Understanding removes the need for willpower. Once you truly understand that you should do a certain thing, doing it becomes your natural impulse, no effort or willpower required. You cannot not do it any more. What may look like discipline begins with understanding.
If you want to change, purely looking for more information is a waste of time. Unless you combine new information with gaining personal experience to discover understanding. You’re looking for change on the inside.
How do you know that change has taken place? Once you begin to act differently on the outside. Only this is true learning. Inner change begets outer change.
Subjective understanding is closer to the truth than objective information.
No amount of information can give you the feeling of carrying a child. You cannot find knowledge in others, not in books, not in blogs. You can only find it within your own experience. So that’s what you must pay attention to.
Paying Attention
While acting differently is effortless once you understand, gaining the experience you need is hard. So hard. It takes time and that’s okay—and if you’re not ready, you’re not ready.
When I say change doesn’t require discipline, I don’t mean to say it isn’t painful.
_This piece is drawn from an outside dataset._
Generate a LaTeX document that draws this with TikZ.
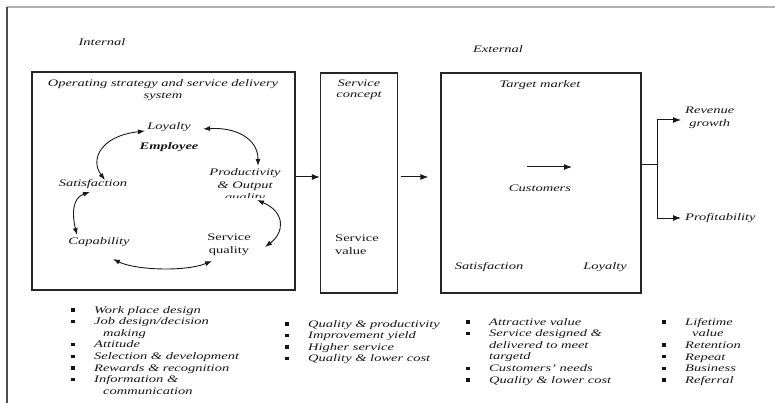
\documentclass[tikz,border=0pt]{standalone}
\usepackage{fontspec}
\setmainfont{Liberation Serif}[FakeStretch=1.45]
\usetikzlibrary{arrows.meta,calc}
\newcommand\bul{\makebox[23pt][l]{\rule[1.6pt]{3.4pt}{3.4pt}}}
\begin{document}
\begin{tikzpicture}[x=1pt,y=-1pt,
  every node/.style={inner sep=0pt, text=black!92},
  lbl/.style={font=\fontsize{10}{12.5}\selectfont\itshape, align=center},
  upr/.style={font=\fontsize{10}{13}\selectfont, align=center},
  lst/.style={font=\fontsize{10}{11.6}\selectfont\itshape, align=left, anchor=north west},
  frame/.style={draw=black!85, line width=1.2pt},
  arr/.style={-{Latex[length=8pt,width=6pt]}, line width=1pt, draw=black!90},
  dbl/.style={{Latex[length=7pt,width=5pt]}-{Latex[length=7pt,width=5pt]}, line width=0.9pt, draw=black!90}]
\useasboundingbox (0,0) rectangle (775,403);

% page rule
\draw[gray!60, line width=1.4pt] (775,7) -- (7,7);
\draw[black!70, line width=1.1pt] (7,7) -- (7,403);

\node[lbl] (internal) at (102,42) {Internal};
\node[lbl] (external) at (498,49) {External};

% operating strategy box
\node[frame, minimum width=263pt, minimum height=218pt] (ops) at (163.5,181) {};
\node[lbl] (opstitle) at (163,90) {Operating strategy and service delivery\\system};
\node[lbl] (loy) at (169,127) {Loyalty};
\node[lbl, font=\fontsize{10}{12}\selectfont\bfseries\itshape] (emp) at (169,147) {Employee};
\begin{scope}
  \clip (200,150) rectangle (295,198);
  \node[lbl] (prod) at (245,186) {Productivity\\\& Output\\quality};
\end{scope}
\node[lbl] (sat) at (93,184) {Satisfaction};
\node[lbl] (cap) at (99,242) {Capability};
\node[upr] (sq) at (229,245) {Service\\quality};

% employee cycle
\draw[dbl] ($(loy)+(34,2)$) .. controls +(32,-2) and +(0,-28) .. ($(prod)+(13,-20)$);
\draw[dbl] ($(loy)+(-24,4)$) .. controls +(-45,5) and +(-15,-20) .. ($(sat)+(12,-4)$);
\draw[dbl] ($(sat)+(-3,8)$) .. controls +(-18,6) and +(-5,-20) .. ($(cap)+(-22,-7)$);
\draw[dbl] ($(cap)+(14,17)$) .. controls +(22,11) and +(-27,11) .. ($(sq)+(-17,16)$);
\draw[dbl] ($(prod)+(12,14)$) .. controls +(28,12) and +(20,-15) .. ($(sq)+(36,2)$);

% service concept box
\node[frame, minimum width=77pt, minimum height=220pt] (concept) at (359,183) {};
\node[lbl, font=\fontsize{10}{11.5}\selectfont\itshape] (sconc) at (359,90) {Service\\concept};
\node[upr, align=left, anchor=west] (sval) at (335,245) {Service\\value};

% target market box
\node[frame, minimum width=200pt, minimum height=220pt] (market) at (541,183) {};
\node[lbl] (tmkt) at (540,85) {Target market};
\node[lbl] (cust) at (540,188) {Customers};
\node[lbl] (csat) at (489,267) {Satisfaction};
\node[lbl] (cloy) at (605,267) {Loyalty};
\draw[arr] ($(cust)+(-13,-21)$) -- ($(cust)+(32,-21)$);

% flow between boxes
\draw[arr] ($(ops.east)+(0,-4)$) -- ($(concept.west)+(0,-6)$);
\draw[arr] ($(concept.east)+(3,-6)$) -- ($(market.west)+(-12,-6)$);

% outcomes
\node[lbl, anchor=west] (rev) at (685,118) {Revenue\\growth};
\node[lbl, anchor=west] (prof) at (685,218) {Profitability};
\coordinate (br) at ($(market.east)+(16,-18)$);
\draw[line width=1pt, black!90] ($(market.east)+(0,-18)$) -- (br);
\draw[arr] (br) |- ($(rev.west)+(-4,2)$);
\draw[arr] (br) |- ($(prof.west)+(-4,0)$);

% lists
\node[lst] (l1) at (71,306) {\bul Work place design\\
\bul Job design/decision\\
\hspace*{32pt}making\\
\bul Attitude\\
\bul Selection \& development\\
\bul Rewards \& recognition\\
\bul Information \&\\
\hspace*{32pt}communication};

\node[lst] (l2) at (285,320) {\bul Quality \& productivity\\
\bul Improvement yield\\
\bul Higher service\\
\bul Quality \& lower cost};

\node[lst] (l3) at (466,318) {\bul Attractive value\\
\bul Service designed \&\\
\hspace*{23pt}delivered to meet\\
\hspace*{23pt}targetd\\
\bul Customers' needs\\
\bul Quality \& lower cost};

\node[lst] (l4) at (662,318) {\bul Lifetime\\
\hspace*{30pt}value\\
\bul Retention\\
\bul Repeat\\
\bul Business\\
\bul Referral};
\end{tikzpicture}
\end{document}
I definitely don’t mean to say it’s easy.
Experiences that trigger new understanding are excruciating because they require you to recognise a contradiction within your current beliefs. They require you to let go of a part of yourself, a part that was meant to keep you safe within the comfort of the familiar.
If you’re looking for change, you must look for understanding. And if you’re looking for understanding, you must look within your own experience.
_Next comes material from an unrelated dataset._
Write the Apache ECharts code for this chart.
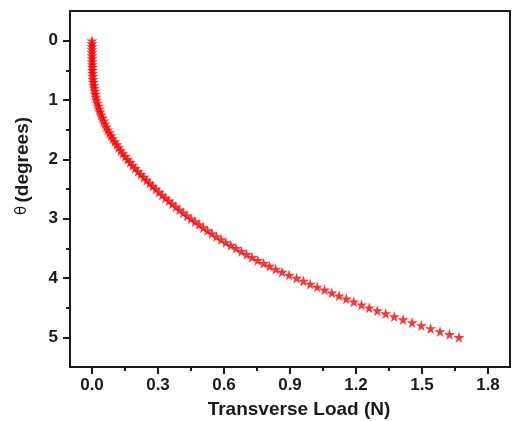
<!DOCTYPE html>
<html>
<head>
<meta charset="utf-8">
<script src="https://cdn.jsdelivr.net/npm/echarts@6/dist/echarts.min.js"></script>
<style>
  html, body { margin: 0; padding: 0; background: #fff; }
  #chart { width: 513px; height: 421px; }
</style>
</head>
<body>
<div id="chart"></div>
<script>
// theta (degrees), one star every 0.05 deg
const thetaDeg = [
  0.00, 0.05, 0.10, 0.15, 0.20, 0.25, 0.30, 0.35, 0.40, 0.45,
  0.50, 0.55, 0.60, 0.65, 0.70, 0.75, 0.80, 0.85, 0.90, 0.95,
  1.00, 1.05, 1.10, 1.15, 1.20, 1.25, 1.30, 1.35, 1.40, 1.45,
  1.50, 1.55, 1.60, 1.65, 1.70, 1.75, 1.80, 1.85, 1.90, 1.95,
  2.00, 2.05, 2.10, 2.15, 2.20, 2.25, 2.30, 2.35, 2.40, 2.45,
  2.50, 2.55, 2.60, 2.65, 2.70, 2.75, 2.80, 2.85, 2.90, 2.95,
  3.00, 3.05, 3.10, 3.15, 3.20, 3.25, 3.30, 3.35, 3.40, 3.45,
  3.50, 3.55, 3.60, 3.65, 3.70, 3.75, 3.80, 3.85, 3.90, 3.95,
  4.00, 4.05, 4.10, 4.15, 4.20, 4.25, 4.30, 4.35, 4.40, 4.45,
  4.50, 4.55, 4.60, 4.65, 4.70, 4.75, 4.80, 4.85, 4.90, 4.95,
  5.00
];

// transverse load (N) for each star
const loadN = [
  0.0000, 0.0000, 0.0000, 0.0001, 0.0002, 0.0003, 0.0005, 0.0008, 0.0011, 0.0015,
  0.0020, 0.0029, 0.0039, 0.0051, 0.0065, 0.0080, 0.0103, 0.0128, 0.0154, 0.0182,
  0.0210, 0.0248, 0.0288, 0.0328, 0.0372, 0.0420, 0.0474, 0.0530, 0.0588, 0.0652,
  0.0720, 0.0792, 0.0867, 0.0946, 0.1030, 0.1120, 0.1210, 0.1307, 0.1406, 0.1510,
  0.1620, 0.1733, 0.1848, 0.1966, 0.2090, 0.2220, 0.2351, 0.2484, 0.2620, 0.2758,
  0.2900, 0.3045, 0.3192, 0.3342, 0.3494, 0.3650, 0.3813, 0.3979, 0.4148, 0.4322,
  0.4500, 0.4683, 0.4869, 0.5058, 0.5252, 0.5450, 0.5657, 0.5868, 0.6084, 0.6310,
  0.6550, 0.6788, 0.7030, 0.7280, 0.7536, 0.7800, 0.8070, 0.8350, 0.8640, 0.8960,
  0.9300, 0.9610, 0.9920, 1.0240, 1.0570, 1.0900, 1.1230, 1.1560, 1.1900, 1.2250,
  1.2600, 1.2970, 1.3350, 1.3740, 1.4140, 1.4550, 1.4970, 1.5390, 1.5820, 1.6250,
  1.6680
];

const xMajorTicks = [0, 0.3, 0.6, 0.9, 1.2, 1.5, 1.8];
const xMinorTicks = [0.15, 0.45, 0.75, 1.05, 1.35, 1.65];
const yMajorTicks = [0, 1, 2, 3, 4, 5];
const yMinorTicks = [0.5, 1.5, 2.5, 3.5, 4.5];

const ink = "#1a1a1a";
const starPath = "path://M50,0 L61,35 L98,35 L68,57 L79,91 L50,70 L21,91 L32,57 L2,35 L39,35 Z";

const chart = echarts.init(document.getElementById("chart"));
const points = loadN.map((x, i) => [x, thetaDeg[i]]);

// tick-only helper axes laid over the main ones
function tickAxis(min, max, inverse, values, len) {
  return {
    type: "value",
    min,
    max,
    inverse,
    axisLine: { show: false, onZero: false },
    axisTick: {
      show: true,
      inside: false,
      customValues: values,
      length: len,
      lineStyle: { color: ink, width: 2 },
    },
    axisLabel: { show: false },
    splitLine: { show: false },
  };
}

const option = {
  backgroundColor: "#ffffff",
  animation: false,
  grid: {
    left: 70,
    right: 3,
    top: 11,
    bottom: 54,
    outerBoundsMode: "none",
    containLabel: false,
    show: true,
    borderColor: ink,
    borderWidth: 2,
  },
  xAxis: [
    {
      type: "value",
      min: -0.1,
      max: 1.9,
      position: "bottom",
      name: "Transverse Load (N)",
      nameLocation: "middle",
      nameGap: 33,
      nameTextStyle: {
        color: ink,
        fontFamily: "Liberation Sans, Arial, sans-serif",
        fontWeight: "bold",
        fontSize: 19,
        padding: [0, 0, 0, 18],
      },
      axisLine: { show: true, onZero: false, lineStyle: { color: ink, width: 2 } },
      axisTick: { show: false },
      axisLabel: {
        customValues: xMajorTicks,
        margin: 10,
        color: ink,
        fontFamily: "Liberation Sans, Arial, sans-serif",
        fontWeight: "bold",
        fontSize: 17,
        formatter: (v) => Number(v).toFixed(1),
      },
      splitLine: { show: false },
    },
    Object.assign(tickAxis(-0.1, 1.9, false, xMinorTicks, 4), { position: "bottom" }),
    Object.assign(tickAxis(-0.1, 1.9, false, xMajorTicks, 7), { position: "bottom" }),
  ],
  yAxis: [
    {
      type: "value",
      min: -0.5,
      max: 5.5,
      inverse: true,
      position: "left",
      name: "{t|θ} {b|(degrees)}",
      nameLocation: "middle",
      nameGap: 38,
      nameRotate: 90,
      nameTextStyle: {
        padding: [0, 0, 0, 46],
        rich: {
          t: { color: ink, fontFamily: "DejaVu Sans, sans-serif", fontSize: 15 },
          b: {
            color: ink,
            fontFamily: "Liberation Sans, Arial, sans-serif",
            fontWeight: "bold",
            fontSize: 19,
          },
        },
      },
      axisLine: { show: true, onZero: false, lineStyle: { color: ink, width: 2 } },
      axisTick: { show: false },
      axisLabel: {
        customValues: yMajorTicks,
        margin: 12,
        color: ink,
        fontFamily: "Liberation Sans, Arial, sans-serif",
        fontWeight: "bold",
        fontSize: 17,
      },
      splitLine: { show: false },
    },
    Object.assign(tickAxis(-0.5, 5.5, true, yMinorTicks, 4), { position: "left" }),
    Object.assign(tickAxis(-0.5, 5.5, true, yMajorTicks, 7), { position: "left" }),
  ],
  series: [
    {
      type: "scatter",
      xAxisIndex: 0,
      yAxisIndex: 0,
      data: points,
      symbol: starPath,
      symbolSize: 11,
      itemStyle: { color: "#ff0000" },
    },
  ],
};

chart.setOption(option);
</script>
</body>
</html>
It’s our default attitude to avoid understanding the mistakes we’re making. We seek distractions to avoid the pain that comes with introspection and contemplation. In the short-term, it’s easier to cope.
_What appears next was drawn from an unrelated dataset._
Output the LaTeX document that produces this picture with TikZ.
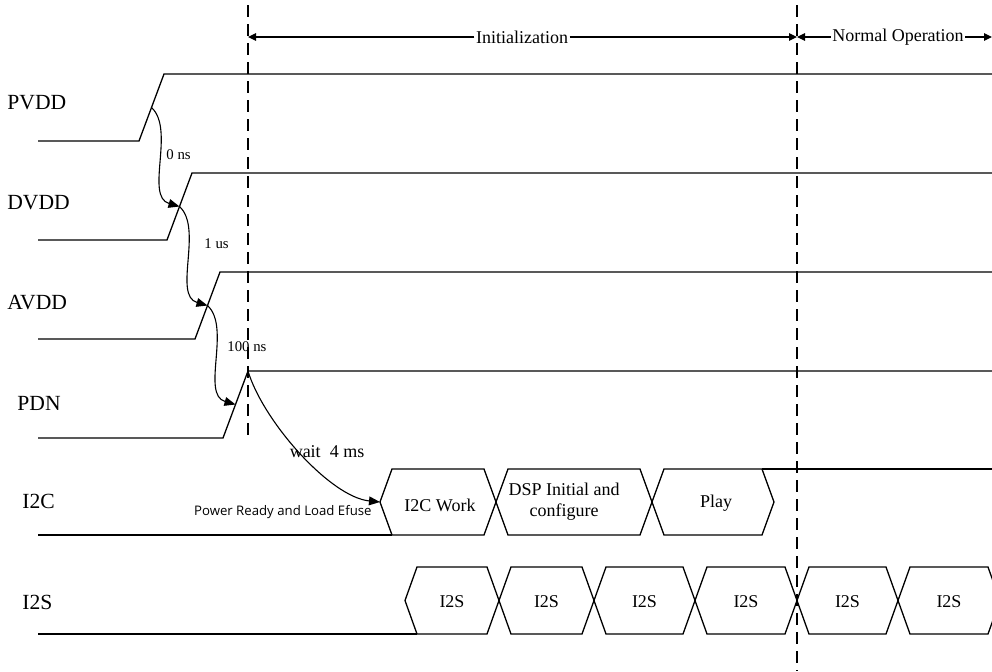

But understanding involves awareness and paying attention to the things that matter.
I started curbing my information addiction after I began journaling. Trying to put my thoughts into words, forced me to face the inadequacy of my own understanding. This realisation was tremendously painful, but I couldn't escape it. It was on the page right in front of me.
I felt disgust. Disgust for all the time I wasted. I wasted time because I wanted to “learn” faster—in other words, rushing on to the next book. I rarely stayed with a fresh idea or concept long enough to create experiences that would trigger understanding within. If you want to learn fast, go slow.
The act of journaling created the experience I needed to realise the void I was leaving. Only then did I notice and understand the pain of being blast last—two years after getting typed. I could finally see the root of my stuckness.
The experience was painful, but my behaviour has changed since then. I began putting myself out there and creating regularly. You're reading the results right now.
This led to more subjective satisfaction and new objective opportunities. It helped me get my current job and find mentorship.
I also found a deeper sense of freedom.
More information is not the answer. Good things wait for you on the other side of introspection, understanding, and change.